Connexive Logics?

Just as Hartley Slater famously questioned the meaning of paraconsistency, I want to do the same hereby with connexivity, i;e., to talk about about what "connexive logics" are taken to be the name of.The talk consists of three parts.Firstly, we consider in which sense connexive logics deal with connexivity in the four main "connexive theses" (two Aristotelian, two Boethian). Several logical concepts are related to these: implication, compatibility, consistency, soudness, contradiction, impossibility.Second, we see in what sense this special class of formulas requires a special logic: (a) as theorems (or tautologies) of the form |- A -> B; (b) as semantic consequences of the form A |- B; (c) as denied inferences of the form A |-/ B. We claim that the first reading is too strong, the second is trivial for some cases, and the third is too weak.Thirdly, we propose a logical system and its "modal" extension to validate the connexive theses.
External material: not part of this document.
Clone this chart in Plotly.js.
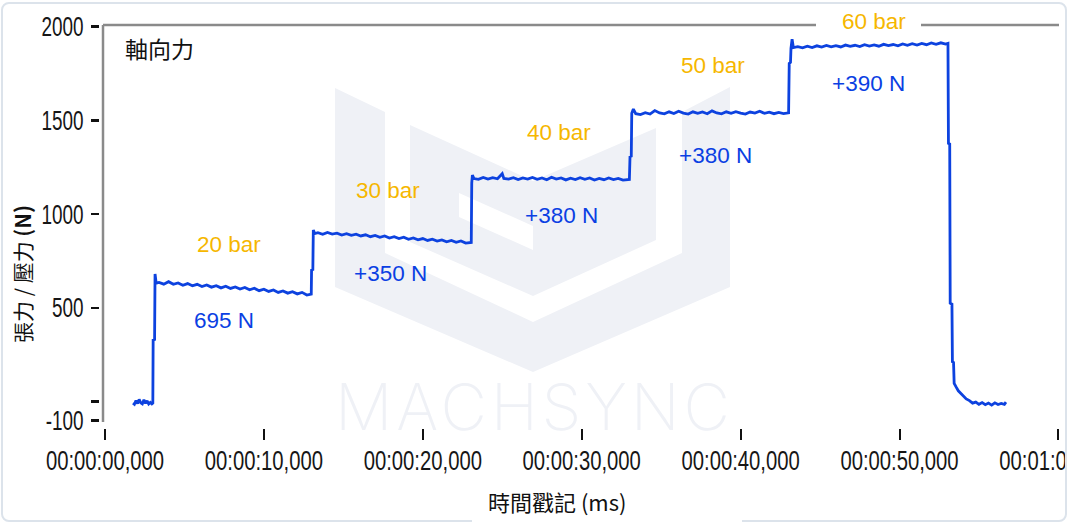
<!DOCTYPE html>
<html>
<head>
<meta charset="utf-8">
<script src="https://cdn.plot.ly/plotly-3.0.1.min.js"></script>
<style>
  html, body { margin:0; padding:0; background:#fff; }
  body { width:1069px; height:529px; position:relative; overflow:hidden; }
  #wm { position:absolute; left:0; top:0; z-index:0; }
  #plot { position:absolute; left:0; top:0; width:1069px; height:529px; z-index:1; }
  #rcover { position:absolute; left:1067px; top:0; width:4px; height:529px; background:#fff; z-index:2; }
  #card { position:absolute; left:1px; top:2px; width:1062px; height:516px; border:2px solid #dce3eb; border-radius:8px; pointer-events:none; z-index:3; }
  #gap { position:absolute; left:472px; top:517px; width:270px; height:7px; background:#fff; z-index:4; }
</style>
</head>
<body>
<svg id="wm" width="1069" height="529" xmlns="http://www.w3.org/2000/svg">
  <g fill="#eff1f6">
    <polygon points="335,88 385,112 385,253 533,322 682,253 682,112 730,87 730,287 533,372 335,287"/>
    <polygon points="410,125 533,181 656,128 656,240 533,296 410,242"/>
  </g>
  <g fill="#ffffff">
    <polygon points="459,193 533,226 533,250 459,217"/>
  </g>
  <text x="335" y="430" textLength="395" lengthAdjust="spacing" font-family="Inter, Lato, sans-serif" font-weight="200" font-size="64" fill="#eff1f6">MACHSYNC</text>
</svg>
<div id="plot"></div>
<div id="rcover"></div>
<div id="card"></div>
<div id="gap"></div>
<script>
// ---- data ----
const timeSec = [
  1.76, 1.85, 1.95, 2.05, 2.15, 2.25, 2.35, 2.45, 2.55, 2.65, 2.75, 2.85, 2.95, 3.01,
  3.03, 3.12, 3.15, 3.22,
  3.4, 3.7, 4.0, 4.3, 4.6, 4.9, 5.2, 5.5, 5.8, 6.1, 6.4, 6.7, 7.0, 7.3, 7.6, 7.9, 8.2, 8.5, 8.8,
  9.1, 9.4, 9.7, 10.0, 10.3, 10.6, 10.9, 11.2, 11.5, 11.8, 12.1, 12.4, 12.7, 12.98,
  13.0, 13.08, 13.11, 13.2,
  13.4, 13.7, 14.0, 14.3, 14.6, 14.9, 15.2, 15.5, 15.8, 16.1, 16.4, 16.7, 17.0, 17.3, 17.6, 17.9,
  18.2, 18.5, 18.8, 19.1, 19.4, 19.7, 20.0, 20.3, 20.6, 20.9, 21.2, 21.5, 21.8, 22.1, 22.4, 22.7, 23.05,
  23.08, 23.12, 23.22,
  23.5, 23.8, 24.1, 24.4, 24.7, 25.0, 25.1, 25.4, 25.7, 26.0, 26.3, 26.6, 26.9, 27.2, 27.5, 27.8,
  28.1, 28.4, 28.7, 29.0, 29.3, 29.6, 29.9, 30.2, 30.5, 30.8, 31.1, 31.4, 31.7, 32.0, 32.3, 32.6, 33.0,
  33.04, 33.12, 33.15, 33.25,
  33.4, 33.7, 34.0, 34.3, 34.6, 34.9, 35.2, 35.5, 35.8, 36.1, 36.4, 36.7, 37.0, 37.3, 37.6, 37.9,
  38.2, 38.5, 38.8, 39.1, 39.4, 39.7, 40.0, 40.3, 40.6, 40.9, 41.2, 41.5, 41.8, 42.1, 42.4, 42.7, 43.02,
  43.06, 43.14, 43.17, 43.24, 43.32,
  43.6, 43.9, 44.2, 44.5, 44.8, 45.1, 45.4, 45.7, 46.0, 46.3, 46.6, 46.9, 47.2, 47.5, 47.8, 48.1,
  48.4, 48.7, 49.0, 49.3, 49.6, 49.9, 50.2, 50.5, 50.8, 51.1, 51.4, 51.7, 52.0, 52.3, 52.6, 52.9, 53.05,
  53.08, 53.16, 53.19, 53.3, 53.33, 53.4, 53.44, 53.55, 53.7, 53.85, 54.0, 54.2, 54.4,
  54.6, 54.8, 55.0, 55.2, 55.4, 55.6, 55.8, 56.0, 56.2, 56.4, 56.6, 56.7
];
const forceN = [
  -8, -14, 6, -10, 12, -6, -12, 10, -9, 5, -12, -4, -12, -8,
  329, 332, 681, 632,
  636, 627, 640, 626, 633, 621, 630, 618, 626, 614, 623, 611, 619, 607, 616, 604, 612, 601, 609,
  597, 605, 592, 600, 588, 596, 583, 591, 579, 587, 575, 583, 569, 574,
  702, 705, 916, 897,
  901, 893, 903, 894, 899, 889, 896, 887, 893, 884, 890, 880, 887, 877, 884, 873,
  880, 870, 877, 866, 873, 863, 870, 860, 867, 857, 863, 853, 860, 850, 857, 846, 849,
  1166, 1209, 1190,
  1186, 1196, 1187, 1195, 1189, 1216, 1191, 1187, 1195, 1185, 1193, 1187, 1196, 1186, 1193, 1184,
  1197, 1187, 1193, 1183, 1192, 1185, 1195, 1186, 1193, 1182, 1191, 1184, 1193, 1185, 1191, 1182, 1185,
  1306, 1310, 1538, 1561,
  1536, 1531, 1541, 1534, 1553, 1540, 1535, 1546, 1537, 1549, 1539, 1534, 1546, 1538, 1545, 1536,
  1551, 1540, 1535, 1546, 1538, 1547, 1539, 1534, 1545, 1539, 1549, 1538, 1544, 1536, 1543, 1537, 1541,
  1804, 1810, 1885, 1933, 1889,
  1894, 1887, 1896, 1889, 1898, 1891, 1900, 1893, 1899, 1892, 1902, 1895, 1901, 1894, 1904, 1897,
  1903, 1896, 1906, 1899, 1905, 1898, 1908, 1901, 1909, 1902, 1911, 1904, 1913, 1906, 1914, 1907, 1911,
  1378, 1374, 525, 520, 213, 209, 98, 80, 58, 45, 30, 15, 6,
  -8, -2, -14, -5, -16, -7, -18, -6, -15, -9, -14, -2
];
const xTickVals = [0, 10, 20, 30, 40, 50, 60];
const xTickText = ['00:00:00,000', '00:00:10,000', '00:00:20,000', '00:00:30,000', '00:00:40,000', '00:00:50,000', '00:01:00,000'];
const yTickVals = [-100, 0, 500, 1000, 1500, 2000];
const yTickText = ['-100', '', '500', '1000', '1500', '2000'];
const pressureLabels = ['20 bar', '30 bar', '40 bar', '50 bar', '60 bar'];
const forceLabels = ['695 N', '+350 N', '+380 N', '+380 N', '+390 N'];
const panelLabel = '軸向力';
const xTitle = '時間戳記 (ms)';
const yTitle = '張力 / 壓力 <b>(N)</b>';

// ---- layout / styling (label positions in pixel space of the 1069x529 page) ----
const L = 100, R = 1060, T = 25, B = 428;
const px = p => (p - L) / (R - L);
const py = p => (B - p) / (B - T);
const pressurePx = [[228.5, 244], [388.3, 190], [559, 132.3], [713.2, 65], [873.5, 21.7]];
const forcePx = [[223.5, 320.7], [390.5, 273.3], [561.7, 215], [715, 155], [868.7, 83.3]];

const annFont = 'Liberation Sans, Arial, sans-serif';
const cjkFont = 'Noto Sans CJK TC, Noto Sans CJK SC, sans-serif';
const tickFont = 'Liberation Sans, Arial, sans-serif';

const annotations = [];
pressureLabels.forEach((t, i) => annotations.push({
  x: px(pressurePx[i][0]), y: py(pressurePx[i][1]), xref: 'paper', yref: 'paper', text: t, showarrow: false,
  xanchor: 'center', yanchor: 'middle', font: {family: annFont, size: 22.5, color: '#f6b700'}
}));
forceLabels.forEach((t, i) => annotations.push({
  x: px(forcePx[i][0]), y: py(forcePx[i][1]), xref: 'paper', yref: 'paper', text: t, showarrow: false,
  xanchor: 'center', yanchor: 'middle', font: {family: annFont, size: 22.5, color: '#0b3fe3'}
}));
annotations.push({
  x: px(159), y: py(48), xref: 'paper', yref: 'paper', text: panelLabel, showarrow: false,
  xanchor: 'center', yanchor: 'middle', font: {family: cjkFont, size: 23, color: '#111'}
});
annotations.push({
  x: px(557), y: py(501), xref: 'paper', yref: 'paper', text: xTitle, showarrow: false,
  xanchor: 'center', yanchor: 'middle', font: {family: cjkFont, size: 22, color: '#111'}
});
annotations.push({
  x: px(22), y: py(274), xref: 'paper', yref: 'paper', text: yTitle, showarrow: false,
  textangle: -90, xanchor: 'center', yanchor: 'middle', font: {family: cjkFont, size: 21, color: '#111'}
});

const frameColor = '#8a8a8a';
const shapes = [
  {type: 'line', xref: 'paper', yref: 'paper', x0: px(103), x1: px(103), y0: py(422), y1: 1, line: {color: frameColor, width: 2.5}},
  {type: 'line', xref: 'paper', yref: 'paper', x0: px(103), x1: px(816), y0: 1, y1: 1, line: {color: frameColor, width: 2.5}},
  {type: 'line', xref: 'paper', yref: 'paper', x0: px(921), x1: px(1059), y0: 1, y1: 1, line: {color: frameColor, width: 2.5}}
];

const trace = {
  x: timeSec, y: forceN, type: 'scatter', mode: 'lines',
  line: {color: '#0d42df', width: 2.8}, hoverinfo: 'skip'
};

const layout = {
  width: 1069, height: 529,
  margin: {l: L, r: 1069 - R, t: T, b: 529 - B, pad: 0},
  paper_bgcolor: 'rgba(0,0,0,0)', plot_bgcolor: 'rgba(0,0,0,0)',
  showlegend: false,
  xaxis: {
    range: [-0.3147, 60.10], tickmode: 'array', tickvals: xTickVals, ticktext: xTickText,
    tickangle: 0,
    ticks: 'outside', ticklen: 11, tickwidth: 2, tickcolor: '#111', ticklabeloverflow: 'allow',
    ticklabelstandoff: -2,
    showgrid: false, zeroline: false, showline: false,
    tickfont: {family: tickFont, size: 27, color: '#161616'}
  },
  yaxis: {
    range: [-140.3, 2009.1], tickmode: 'array', tickvals: yTickVals, ticktext: yTickText,
    tickangle: 0,
    ticks: 'outside', ticklen: 8, tickwidth: 2.5, tickcolor: '#111', ticklabeloverflow: 'allow',
    ticklabelstandoff: 2,
    showgrid: false, zeroline: false, showline: false,
    tickfont: {family: tickFont, size: 27, color: '#161616'}
  },
  annotations: annotations,
  shapes: shapes
};

function condense(sel, factor) {
  document.querySelectorAll(sel).forEach(el => {
    const w = el.getComputedTextLength();
    if (w > 0) {
      el.setAttribute('textLength', (w * factor).toFixed(2));
      el.setAttribute('lengthAdjust', 'spacingAndGlyphs');
    }
  });
}

Plotly.newPlot('plot', [trace], layout, {displayModeBar: false, staticPlot: true}).then(() => {
  condense('#plot .xtick text', 0.75);
  condense('#plot .ytick text', 0.70);
});
</script>
</body>
</html>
The first system is a four-valued logic of acceptance and rejection, AR4, which is a non-classical or deviant extension of Dunn-Belnap's FDE including a logical constant of strong implication. The second system is a doxastic logic AR4B, which includes at least four different sorts of epistemc agents with various criteria of justification. We show that one of these agents makes sense of connexive statements, thereby fulfilling the requirement (a) by a specific translation of the four connexive theses into AR4B. We also show that this belief operator behaves like the modal operator of necessity without falling into the net of Dugundji's Theorem (i.e., there is no finite characteristic matrix of any of the Lewis' systems between S1 and S5).The final result is an interpretation of connexivity in a fourth sense (d), namely, as a set of valid theorems which rely upon a "non-normal" constant of implication. The difference with "normal" implication lies in the relation between inference rules and consequence as a truth-preserving relation: Modus Ponens is still a truth-preserving relation from premise to consequence in AR4, whereas Modus Tollens is a non-falsity preserving relation.Two final appendices help to illustrate this added distinction, together with a square of belief oppositions that show the sound behavior of doxastic agents from a connexive perspective.